Aim of the exercise – In the entries below, find every line with "matplotlib" and copy it.

Figure scripts:
[START]

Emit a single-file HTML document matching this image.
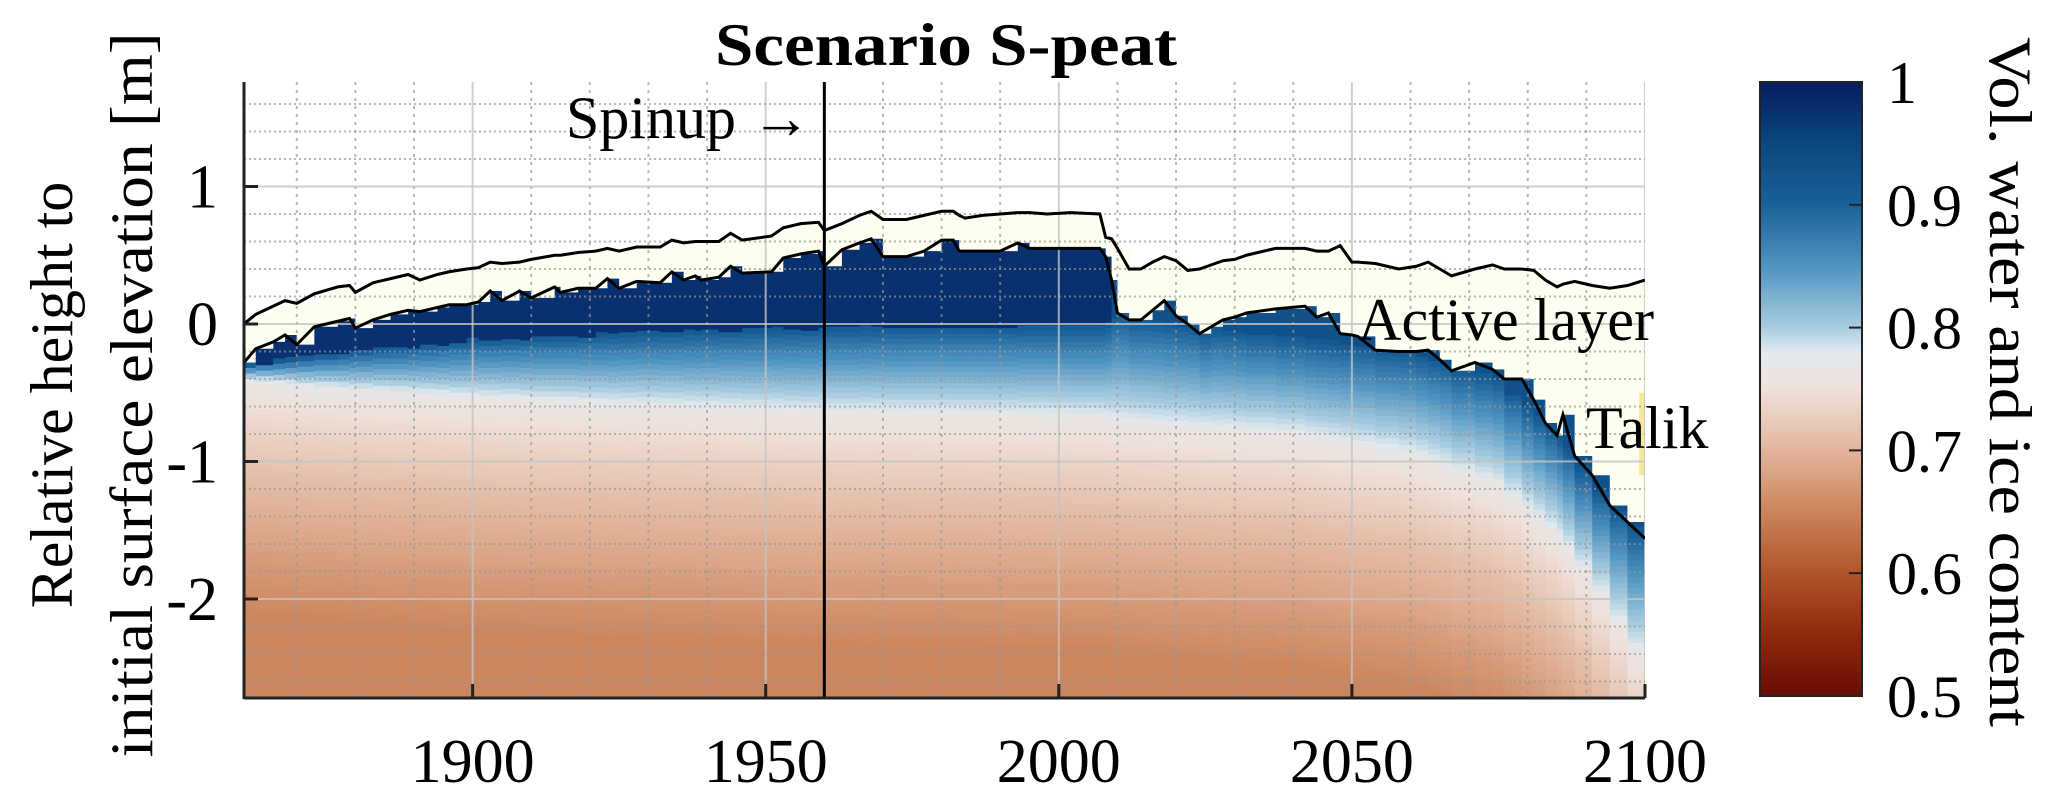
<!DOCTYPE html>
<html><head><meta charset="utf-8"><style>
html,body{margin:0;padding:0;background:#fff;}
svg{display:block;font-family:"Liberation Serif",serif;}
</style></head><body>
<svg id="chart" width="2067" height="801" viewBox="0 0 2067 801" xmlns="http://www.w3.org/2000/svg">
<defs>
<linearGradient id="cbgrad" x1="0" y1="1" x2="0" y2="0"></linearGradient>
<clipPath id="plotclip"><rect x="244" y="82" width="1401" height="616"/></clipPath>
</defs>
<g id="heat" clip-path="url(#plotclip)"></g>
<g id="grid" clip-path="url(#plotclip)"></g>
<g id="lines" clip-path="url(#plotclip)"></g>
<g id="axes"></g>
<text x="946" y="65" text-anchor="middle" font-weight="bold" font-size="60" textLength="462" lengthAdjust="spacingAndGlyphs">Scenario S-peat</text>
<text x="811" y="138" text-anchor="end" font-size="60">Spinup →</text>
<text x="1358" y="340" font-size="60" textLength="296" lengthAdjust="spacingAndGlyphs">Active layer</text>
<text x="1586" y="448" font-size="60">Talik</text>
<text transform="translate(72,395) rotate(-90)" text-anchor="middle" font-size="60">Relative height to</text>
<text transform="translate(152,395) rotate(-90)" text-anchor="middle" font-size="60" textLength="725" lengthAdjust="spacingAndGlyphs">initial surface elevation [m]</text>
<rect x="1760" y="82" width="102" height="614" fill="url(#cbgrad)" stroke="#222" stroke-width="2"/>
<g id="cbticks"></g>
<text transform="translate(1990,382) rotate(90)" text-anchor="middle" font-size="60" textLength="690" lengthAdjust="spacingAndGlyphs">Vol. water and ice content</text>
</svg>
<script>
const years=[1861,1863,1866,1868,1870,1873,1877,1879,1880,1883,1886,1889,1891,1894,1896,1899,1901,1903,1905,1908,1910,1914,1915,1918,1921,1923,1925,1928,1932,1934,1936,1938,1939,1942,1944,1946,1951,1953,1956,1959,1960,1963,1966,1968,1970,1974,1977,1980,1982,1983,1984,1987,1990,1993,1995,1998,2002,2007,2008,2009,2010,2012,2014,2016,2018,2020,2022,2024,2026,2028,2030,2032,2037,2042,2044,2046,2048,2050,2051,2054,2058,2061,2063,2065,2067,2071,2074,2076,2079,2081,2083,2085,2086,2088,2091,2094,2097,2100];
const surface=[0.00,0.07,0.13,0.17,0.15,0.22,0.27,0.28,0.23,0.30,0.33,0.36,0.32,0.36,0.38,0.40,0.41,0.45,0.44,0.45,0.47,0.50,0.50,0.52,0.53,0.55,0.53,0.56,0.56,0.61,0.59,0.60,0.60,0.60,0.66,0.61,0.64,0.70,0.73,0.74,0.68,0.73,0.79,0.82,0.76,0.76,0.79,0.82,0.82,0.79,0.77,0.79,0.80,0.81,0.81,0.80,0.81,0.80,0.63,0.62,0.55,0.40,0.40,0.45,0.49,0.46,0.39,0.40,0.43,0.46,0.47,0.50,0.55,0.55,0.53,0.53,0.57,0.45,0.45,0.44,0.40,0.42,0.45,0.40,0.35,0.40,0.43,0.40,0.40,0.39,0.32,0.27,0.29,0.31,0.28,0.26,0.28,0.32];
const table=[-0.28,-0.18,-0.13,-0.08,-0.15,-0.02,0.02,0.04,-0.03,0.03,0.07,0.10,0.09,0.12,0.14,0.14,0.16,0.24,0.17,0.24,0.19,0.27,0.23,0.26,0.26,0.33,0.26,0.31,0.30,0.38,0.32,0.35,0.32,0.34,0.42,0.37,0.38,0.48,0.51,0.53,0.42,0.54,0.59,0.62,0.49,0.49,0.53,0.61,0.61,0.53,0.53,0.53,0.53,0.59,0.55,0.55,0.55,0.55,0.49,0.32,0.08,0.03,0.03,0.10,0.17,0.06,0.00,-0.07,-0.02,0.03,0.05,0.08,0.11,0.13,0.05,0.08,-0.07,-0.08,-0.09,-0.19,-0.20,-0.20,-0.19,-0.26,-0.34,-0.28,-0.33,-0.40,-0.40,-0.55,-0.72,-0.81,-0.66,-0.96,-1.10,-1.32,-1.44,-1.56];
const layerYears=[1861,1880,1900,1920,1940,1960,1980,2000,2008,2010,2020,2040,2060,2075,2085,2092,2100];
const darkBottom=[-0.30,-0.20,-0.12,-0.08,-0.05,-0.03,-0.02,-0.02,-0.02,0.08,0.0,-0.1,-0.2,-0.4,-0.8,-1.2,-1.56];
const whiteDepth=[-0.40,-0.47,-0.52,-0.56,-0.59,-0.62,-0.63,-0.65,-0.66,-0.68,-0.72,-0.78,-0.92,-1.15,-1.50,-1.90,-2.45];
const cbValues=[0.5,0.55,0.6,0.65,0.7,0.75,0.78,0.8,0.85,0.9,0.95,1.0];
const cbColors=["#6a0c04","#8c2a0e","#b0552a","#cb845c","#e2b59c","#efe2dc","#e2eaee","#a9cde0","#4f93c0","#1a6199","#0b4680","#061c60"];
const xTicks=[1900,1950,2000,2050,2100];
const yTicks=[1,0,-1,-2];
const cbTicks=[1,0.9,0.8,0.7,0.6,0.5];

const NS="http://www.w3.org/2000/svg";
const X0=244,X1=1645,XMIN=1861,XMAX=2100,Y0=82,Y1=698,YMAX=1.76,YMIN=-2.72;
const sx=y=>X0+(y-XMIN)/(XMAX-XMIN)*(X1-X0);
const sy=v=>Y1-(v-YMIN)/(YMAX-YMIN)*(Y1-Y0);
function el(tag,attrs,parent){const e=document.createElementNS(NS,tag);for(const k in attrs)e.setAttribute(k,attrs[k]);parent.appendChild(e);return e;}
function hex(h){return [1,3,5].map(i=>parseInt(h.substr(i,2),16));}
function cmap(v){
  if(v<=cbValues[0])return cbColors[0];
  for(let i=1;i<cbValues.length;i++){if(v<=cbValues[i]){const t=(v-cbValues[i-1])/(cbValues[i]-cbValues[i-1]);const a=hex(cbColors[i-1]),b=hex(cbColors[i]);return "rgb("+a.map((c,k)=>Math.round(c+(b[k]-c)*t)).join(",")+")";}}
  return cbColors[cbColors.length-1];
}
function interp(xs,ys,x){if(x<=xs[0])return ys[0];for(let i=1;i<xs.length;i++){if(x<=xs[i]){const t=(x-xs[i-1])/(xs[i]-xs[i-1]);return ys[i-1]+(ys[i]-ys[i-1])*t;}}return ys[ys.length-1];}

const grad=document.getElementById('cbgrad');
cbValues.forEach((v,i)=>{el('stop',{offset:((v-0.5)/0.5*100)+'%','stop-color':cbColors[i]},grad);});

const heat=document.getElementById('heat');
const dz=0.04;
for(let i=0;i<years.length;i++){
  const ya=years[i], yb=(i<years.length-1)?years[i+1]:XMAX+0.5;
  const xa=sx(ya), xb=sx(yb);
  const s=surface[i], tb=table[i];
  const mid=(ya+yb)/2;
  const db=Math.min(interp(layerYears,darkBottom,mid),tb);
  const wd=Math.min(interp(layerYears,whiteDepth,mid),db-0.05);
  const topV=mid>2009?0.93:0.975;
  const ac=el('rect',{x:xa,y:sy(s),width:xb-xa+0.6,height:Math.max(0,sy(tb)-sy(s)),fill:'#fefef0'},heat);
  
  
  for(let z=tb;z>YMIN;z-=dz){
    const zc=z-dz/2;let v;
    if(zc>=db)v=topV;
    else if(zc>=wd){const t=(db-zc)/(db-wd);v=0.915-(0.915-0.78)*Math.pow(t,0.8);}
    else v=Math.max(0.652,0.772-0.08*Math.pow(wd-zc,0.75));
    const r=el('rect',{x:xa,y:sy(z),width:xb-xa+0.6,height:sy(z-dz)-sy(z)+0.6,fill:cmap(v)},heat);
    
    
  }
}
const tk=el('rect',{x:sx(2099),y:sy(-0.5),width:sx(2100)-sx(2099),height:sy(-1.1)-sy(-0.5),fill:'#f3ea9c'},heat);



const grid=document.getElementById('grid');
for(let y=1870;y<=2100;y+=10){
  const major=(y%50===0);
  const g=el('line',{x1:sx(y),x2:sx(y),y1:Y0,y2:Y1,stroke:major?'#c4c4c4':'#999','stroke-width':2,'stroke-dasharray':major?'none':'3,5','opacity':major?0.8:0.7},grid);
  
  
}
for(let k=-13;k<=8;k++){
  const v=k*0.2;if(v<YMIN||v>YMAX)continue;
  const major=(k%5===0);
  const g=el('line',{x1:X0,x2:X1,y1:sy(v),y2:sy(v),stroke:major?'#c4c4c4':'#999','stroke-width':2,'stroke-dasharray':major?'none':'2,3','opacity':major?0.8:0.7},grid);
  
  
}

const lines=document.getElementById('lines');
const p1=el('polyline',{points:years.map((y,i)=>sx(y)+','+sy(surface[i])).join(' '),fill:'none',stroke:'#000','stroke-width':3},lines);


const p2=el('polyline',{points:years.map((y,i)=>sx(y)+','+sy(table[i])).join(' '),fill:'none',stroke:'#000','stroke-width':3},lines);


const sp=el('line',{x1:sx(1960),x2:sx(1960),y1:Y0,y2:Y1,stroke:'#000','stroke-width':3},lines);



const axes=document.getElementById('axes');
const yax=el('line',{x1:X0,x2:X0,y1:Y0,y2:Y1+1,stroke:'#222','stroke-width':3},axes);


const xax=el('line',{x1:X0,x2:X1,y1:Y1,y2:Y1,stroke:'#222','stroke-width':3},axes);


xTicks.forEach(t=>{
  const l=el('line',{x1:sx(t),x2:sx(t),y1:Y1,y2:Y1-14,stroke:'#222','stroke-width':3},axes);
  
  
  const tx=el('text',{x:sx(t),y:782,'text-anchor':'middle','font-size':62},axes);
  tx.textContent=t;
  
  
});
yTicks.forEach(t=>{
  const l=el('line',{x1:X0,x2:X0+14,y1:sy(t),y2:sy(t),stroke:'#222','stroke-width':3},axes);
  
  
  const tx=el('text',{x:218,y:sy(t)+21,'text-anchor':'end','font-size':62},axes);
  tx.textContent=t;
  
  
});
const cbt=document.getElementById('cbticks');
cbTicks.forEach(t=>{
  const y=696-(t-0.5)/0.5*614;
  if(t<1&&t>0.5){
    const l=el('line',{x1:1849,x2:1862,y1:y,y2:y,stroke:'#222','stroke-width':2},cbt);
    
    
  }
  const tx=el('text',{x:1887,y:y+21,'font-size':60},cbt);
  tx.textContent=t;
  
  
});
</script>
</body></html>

[END]
[START]

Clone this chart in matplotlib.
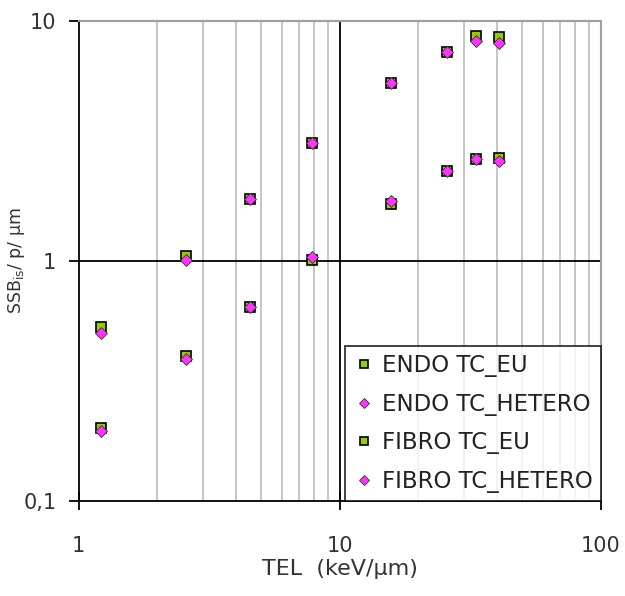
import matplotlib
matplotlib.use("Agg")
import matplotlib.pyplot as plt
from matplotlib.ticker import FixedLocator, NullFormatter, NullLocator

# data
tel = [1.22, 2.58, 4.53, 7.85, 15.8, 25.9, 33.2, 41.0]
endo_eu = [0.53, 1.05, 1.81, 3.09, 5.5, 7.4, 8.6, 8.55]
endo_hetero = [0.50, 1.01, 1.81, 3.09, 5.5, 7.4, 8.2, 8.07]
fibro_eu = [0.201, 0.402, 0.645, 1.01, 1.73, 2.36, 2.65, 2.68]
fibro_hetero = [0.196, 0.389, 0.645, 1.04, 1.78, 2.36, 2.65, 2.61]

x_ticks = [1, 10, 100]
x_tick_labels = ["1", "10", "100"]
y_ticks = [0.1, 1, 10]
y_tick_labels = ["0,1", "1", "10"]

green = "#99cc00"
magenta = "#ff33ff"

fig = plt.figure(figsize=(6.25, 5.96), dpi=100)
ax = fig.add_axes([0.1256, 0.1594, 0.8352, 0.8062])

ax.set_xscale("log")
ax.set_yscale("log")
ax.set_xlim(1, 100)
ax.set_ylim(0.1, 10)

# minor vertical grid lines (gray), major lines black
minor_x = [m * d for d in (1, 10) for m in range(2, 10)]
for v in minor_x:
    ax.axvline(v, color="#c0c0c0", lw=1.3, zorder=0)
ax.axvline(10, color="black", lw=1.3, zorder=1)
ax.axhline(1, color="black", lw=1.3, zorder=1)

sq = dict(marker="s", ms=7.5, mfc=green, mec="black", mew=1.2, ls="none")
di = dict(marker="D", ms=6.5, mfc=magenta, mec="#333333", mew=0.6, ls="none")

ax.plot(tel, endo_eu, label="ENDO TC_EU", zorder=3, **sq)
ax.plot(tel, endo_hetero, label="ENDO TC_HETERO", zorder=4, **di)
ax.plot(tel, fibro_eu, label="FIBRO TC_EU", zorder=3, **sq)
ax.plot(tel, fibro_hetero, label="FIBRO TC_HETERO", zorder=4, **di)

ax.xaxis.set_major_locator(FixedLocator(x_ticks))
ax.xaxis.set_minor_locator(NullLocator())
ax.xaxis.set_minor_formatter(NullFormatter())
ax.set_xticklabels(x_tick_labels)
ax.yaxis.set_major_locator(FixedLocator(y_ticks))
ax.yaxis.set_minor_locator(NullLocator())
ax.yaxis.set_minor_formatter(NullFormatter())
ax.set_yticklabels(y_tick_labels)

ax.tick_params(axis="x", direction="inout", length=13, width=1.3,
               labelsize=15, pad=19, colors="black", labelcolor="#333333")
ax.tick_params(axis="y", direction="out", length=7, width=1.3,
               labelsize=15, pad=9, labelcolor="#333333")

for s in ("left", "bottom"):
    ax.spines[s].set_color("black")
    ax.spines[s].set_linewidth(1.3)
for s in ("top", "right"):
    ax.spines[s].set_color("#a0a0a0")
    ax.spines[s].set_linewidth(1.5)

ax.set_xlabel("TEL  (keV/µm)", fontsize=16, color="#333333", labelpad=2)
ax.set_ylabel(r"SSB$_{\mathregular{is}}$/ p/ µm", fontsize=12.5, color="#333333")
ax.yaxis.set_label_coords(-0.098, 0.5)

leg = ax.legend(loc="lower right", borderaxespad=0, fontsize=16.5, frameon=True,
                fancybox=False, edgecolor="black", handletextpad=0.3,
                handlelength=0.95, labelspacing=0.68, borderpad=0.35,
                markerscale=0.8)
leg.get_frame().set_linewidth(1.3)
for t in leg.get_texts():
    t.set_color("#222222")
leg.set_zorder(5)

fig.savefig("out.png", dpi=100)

[END]

Finished task –
Clone this chart in matplotlib.
import matplotlib
matplotlib.use("Agg")
import matplotlib.pyplot as plt
from matplotlib.ticker import FixedLocator, NullFormatter, NullLocator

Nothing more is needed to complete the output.